>> start
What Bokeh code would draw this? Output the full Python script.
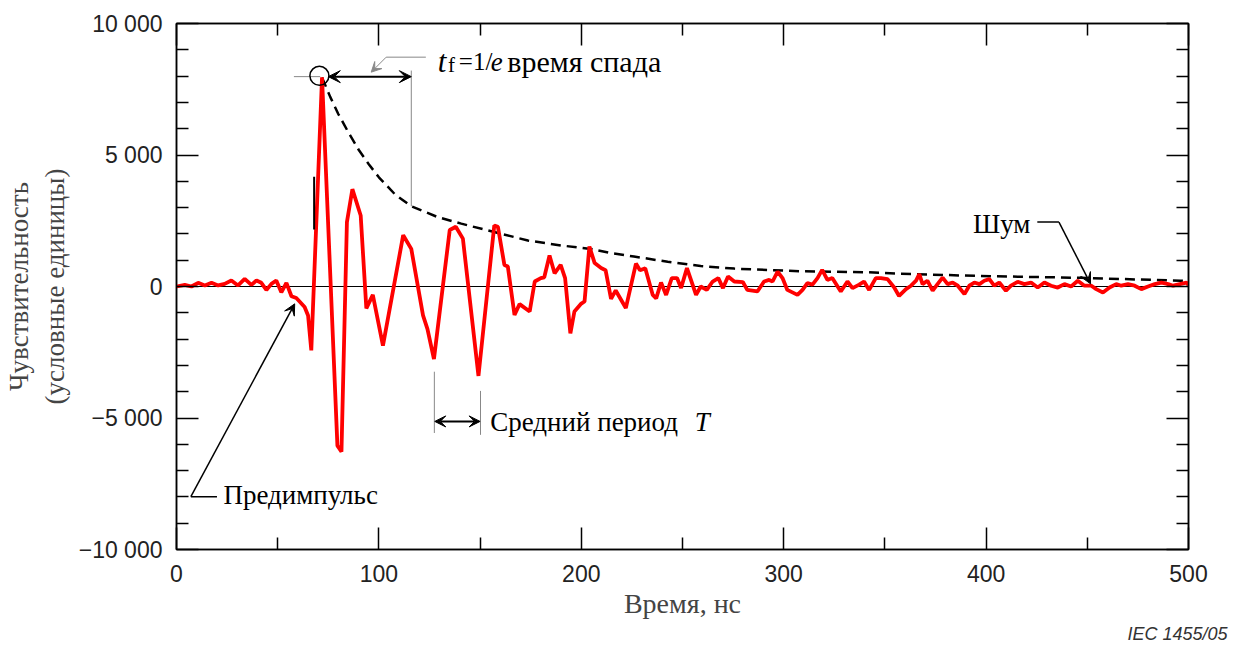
from bokeh.plotting import figure
from bokeh.models import (LinearAxis, FixedTicker, Range1d, Label, Arrow, VeeHead, Span, Title)
from bokeh.embed import file_html
from bokeh.resources import INLINE

# ---- data ----
time_ns = [0, 4.1, 7.4, 10.7, 14, 17.3, 20.6, 23.8, 27.1, 30.4, 33.7, 37, 39.5, 41.9, 44.4,
           46.9, 49.3, 51.8, 54.3, 56.8, 59.2, 63.3, 65, 66.6, 71.9, 79.5, 81.5, 84.2, 86.9,
           91, 93.8, 97, 102, 112, 116, 121.8, 124, 127.2, 135, 138, 141.5, 149.2, 157,
           158.8, 162, 163.7, 167, 169.5, 174.5, 177, 180, 181.7, 184.3, 186.8, 189.8, 192,
           194.6, 196.6, 200, 201.6, 204, 206.6, 209.8, 212, 214.7, 217, 222, 227, 229,
           231.6, 235.3, 237, 239.4, 241.9, 244.7, 247.3, 249.3, 252.2, 256.7, 259, 262,
           264.9, 267.7, 270, 272.5, 275.6, 279.8, 282, 287, 290.3, 292.8, 294.5, 297,
           299.4, 301.8, 306.8, 309.3, 311.7, 314.2, 316.7, 319, 321.6, 324, 328.2, 331.5,
           334, 337.3, 339.7, 342.2, 345.5, 348, 351.3, 354.6, 357, 360.4, 362.9, 365.4,
           367, 368.6, 371, 373.6, 376, 378.5, 381, 383.5, 386, 389.3, 391.7, 394.2, 396.7,
           399.1, 401.6, 404, 406.5, 409.8, 412.3, 415.6, 418.9, 422.2, 425.5, 428.8,
           432.1, 435.4, 438.7, 442, 445.3, 448.6, 452, 454.4, 457.7, 461, 464.3, 466.8,
           470.1, 473.4, 476.7, 480, 483.3, 486.6, 490, 492.4, 495.7, 499, 500]
signal = [0, 60, 0, 140, 40, 140, 40, 100, 230, 40, 290, 60, 230, 140, -130,
          100, 230, -220, 140, -370, -440, -780, -1100, -2430, 7950, -6050, -6280, 2450, 3700,
          2700, -830, -320, -2250, 1950, 1430, -1100, -1620, -2760, 2150, 2270, 1820, -3400, 2320,
          2270, 820, 760, -1080, -670, -950, 190, 320, 350, 1180, 500, 820, 320,
          -1780, -950, -650, -570, 1520, 890, 700, 620, -470, -150, -820, 870, 620,
          690, -320, -450, 150, -320, 320, 320, -60, 700, -320, 0, -130,
          190, 320, -60, 380, 190, 170, -130, -190, 190, 250, 190, 570,
          320, -130, -320, -130, 130, 70, 320, 630, 250, 320, -190, 190,
          -60, 70, 190, -130, 320, 320, 280, -40, -360, -100, 30, 220,
          470, 90, 220, -160, 90, 340, 90, 150, 30, -290, 30, 150, 90,
          220, 280, 30, 150, -160, 30, 180, 90, 150, -40, 150,
          30, -40, 90, 0, 220, 30, 30, -100, -230, -40, 90, 30,
          90, 30, -100, 0, 90, 150, 90, 30, 90, 150, 60]

env_time = [71.9, 76, 80, 85, 90, 95, 100, 108, 116, 129, 140.7, 157, 173.6, 190, 204.8,
            213.9, 226, 242.7, 259, 275.6, 292, 308.5, 325, 341.4, 356, 397, 446.7, 496, 500]
env_value = [7950, 7200, 6550, 5850, 5200, 4650, 4150, 3500, 3050, 2640, 2390, 2070, 1750, 1560,
             1430, 1280, 1140, 940, 780, 680, 630, 580, 560, 540, 490, 400, 330, 220, 210]

x_ticks = [0, 100, 200, 300, 400, 500]
x_minor = [50, 150, 250, 350, 450]
y_ticks = [-10000, -5000, 0, 5000, 10000]
y_tick_labels = ["\u221210 000", "\u22125 000", "0", "5 000", "10 000"]
y_minor = [-9000, -8000, -7000, -6000, -4000, -3000, -2000, -1000,
           1000, 2000, 3000, 4000, 6000, 7000, 8000, 9000]

SERIF = "Liberation Serif"
SANS = "Liberation Sans"

p = figure(width=1238, height=646, output_backend="svg", toolbar_location=None,
           x_range=Range1d(0, 500), y_range=Range1d(-10000, 10000),
           min_border_left=175, min_border_right=50, min_border_top=23, min_border_bottom=97,
           x_axis_label="Время, нс", y_axis_label="Чувствительность\n(условные единицы)")
p.grid.visible = False
p.outline_line_color = "black"
p.outline_line_width = 1.5
p.background_fill_color = "white"
p.border_fill_color = "white"

bottom = p.below[0]
left = p.left[0]
top = LinearAxis()
right = LinearAxis()
p.add_layout(top, "above")
p.add_layout(right, "right")

for ax in [bottom, top]:
    ax.ticker = FixedTicker(ticks=x_ticks, minor_ticks=x_minor)
for ax in [left, right]:
    ax.ticker = FixedTicker(ticks=y_ticks, minor_ticks=y_minor)

for ax in [bottom, top, left, right]:
    ax.major_tick_in = 22
    ax.major_tick_out = 0
    ax.minor_tick_in = 12
    ax.minor_tick_out = 0
    ax.major_tick_line_width = 1.5
    ax.minor_tick_line_width = 1.5
    ax.axis_line_width = 1.5
    ax.major_tick_line_color = "black"
    ax.minor_tick_line_color = "black"
    ax.axis_line_color = "black"

for ax in [top, right]:
    ax.major_label_text_font_size = "8px"
    ax.major_label_text_color = None
    ax.major_label_standoff = 0

bottom.major_label_text_font = SANS
bottom.major_label_text_font_size = "23px"
bottom.major_label_text_color = "#222222"
bottom.major_label_standoff = 15
bottom.axis_label_text_font = SERIF
bottom.axis_label_text_font_size = "28px"
bottom.axis_label_text_font_style = "normal"
bottom.axis_label_standoff = 3

left.major_label_overrides = {t: l for t, l in zip(y_ticks, y_tick_labels)}
left.major_label_text_font = SANS
left.major_label_text_font_size = "23px"
left.major_label_text_color = "#222222"
left.major_label_standoff = 14
left.axis_label_text_font = SERIF
left.axis_label_text_font_size = "27px"
left.axis_label_text_font_style = "normal"
left.axis_label_standoff = 6

p.add_layout(Title(text="IEC  1455/05", align="right", offset=-44, text_font=SANS,
                   text_font_style="italic", text_font_size="18px", text_color="#333333",
                   standoff=0), "below")

p.add_layout(Span(location=0, dimension="width", line_color="black", line_width=1, level="underlay"))

# envelope and signal
p.line(env_time, env_value, line_color="black", line_width=2.5, line_dash="10 6")
p.line(time_ns, signal, line_color="#ff0000", line_width=3.8)

# peak marker
p.line([58, 71], [7980, 7980], line_color="#888888", line_width=1)
p.scatter([70.6], [8010], marker="circle", size=19, fill_color=None, line_color="black", line_width=1.5)
p.line([68, 68], [2170, 4170], line_color="black", line_width=2)

# decay time arrow
p.add_layout(Arrow(start=VeeHead(size=12, fill_color="black", line_color="black"),
                   end=VeeHead(size=12, fill_color="black", line_color="black"),
                   x_start=75, y_start=7980, x_end=116, y_end=7980,
                   line_color="black", line_width=2))
p.line([116, 116], [8210, 3050], line_color="#888888", line_width=1)
p.line([123.2, 103.6], [8720, 8720], line_color="#888888", line_width=1)
p.add_layout(Arrow(end=VeeHead(size=10, fill_color="#888888", line_color="#888888"),
                   x_start=103.6, y_start=8720, x_end=96.2, y_end=8150,
                   line_color="#888888", line_width=1))

base_y = 8550
p.add_layout(Label(x=129.1, y=base_y, text="t", text_font=SERIF, text_font_style="italic",
                   text_font_size="31px", text_baseline="alphabetic", text_color="black"))
p.add_layout(Label(x=134.1, y=base_y - 130, text="f", text_font=SERIF,
                   text_font_size="21px", text_baseline="alphabetic", text_color="black"))
p.add_layout(Label(x=139.5, y=base_y, text="=1/", text_font=SERIF,
                   text_font_size="25px", text_baseline="alphabetic", text_color="black"))
p.add_layout(Label(x=155.3, y=base_y, text="e", text_font=SERIF, text_font_style="italic",
                   text_font_size="27px", text_baseline="alphabetic", text_color="black"))
p.add_layout(Label(x=163.4, y=base_y, text="время спада", text_font=SERIF,
                   text_font_size="30px", text_baseline="alphabetic", text_color="black"))

# period
p.line([127.4, 127.4], [-3240, -5570], line_color="#888888", line_width=1)
p.line([150.2, 150.2], [-3970, -5640], line_color="#888888", line_width=1)
p.add_layout(Arrow(start=VeeHead(size=11, fill_color="black", line_color="black"),
                   end=VeeHead(size=11, fill_color="black", line_color="black"),
                   x_start=127.6, y_start=-5130, x_end=150, y_end=-5130,
                   line_color="black", line_width=2))
p.add_layout(Label(x=155, y=-5170, text="Средний период", text_font=SERIF,
                   text_font_size="27px", text_baseline="middle", text_color="black"))
p.add_layout(Label(x=256, y=-5170, text="T", text_font=SERIF, text_font_style="italic",
                   text_font_size="27px", text_baseline="middle", text_color="black"))

# pre-pulse
p.line([20, 7.1], [-7990, -7990], line_color="black", line_width=1.5)
p.add_layout(Arrow(end=VeeHead(size=11, fill_color="black", line_color="black"),
                   x_start=7.1, y_start=-7990, x_end=58.4, y_end=-660,
                   line_color="black", line_width=1.5))
p.add_layout(Label(x=23.2, y=-7920, text="Предимпульс", text_font=SERIF,
                   text_font_size="27px", text_baseline="middle", text_color="black"))

# noise
p.line([425.3, 436], [2450, 2450], line_color="black", line_width=1.5)
p.add_layout(Arrow(end=VeeHead(size=11, fill_color="black", line_color="black"),
                   x_start=436, y_start=2450, x_end=451.6, y_end=100,
                   line_color="black", line_width=1.5))
p.add_layout(Label(x=393.5, y=2380, text="Шум", text_font=SERIF,
                   text_font_size="27px", text_baseline="middle", text_color="black"))

open("out.html", "w").write(file_html(p, INLINE))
>> end
> Task statement:
Pictures excluded, repeat exactly the lines from the top of the material through the line with "from bokeh.resources import INLINE", including both of those lines.

> Full response:
What Bokeh code would draw this? Output the full Python script.
from bokeh.plotting import figure
from bokeh.models import (LinearAxis, FixedTicker, Range1d, Label, Arrow, VeeHead, Span, Title)
from bokeh.embed import file_html
from bokeh.resources import INLINE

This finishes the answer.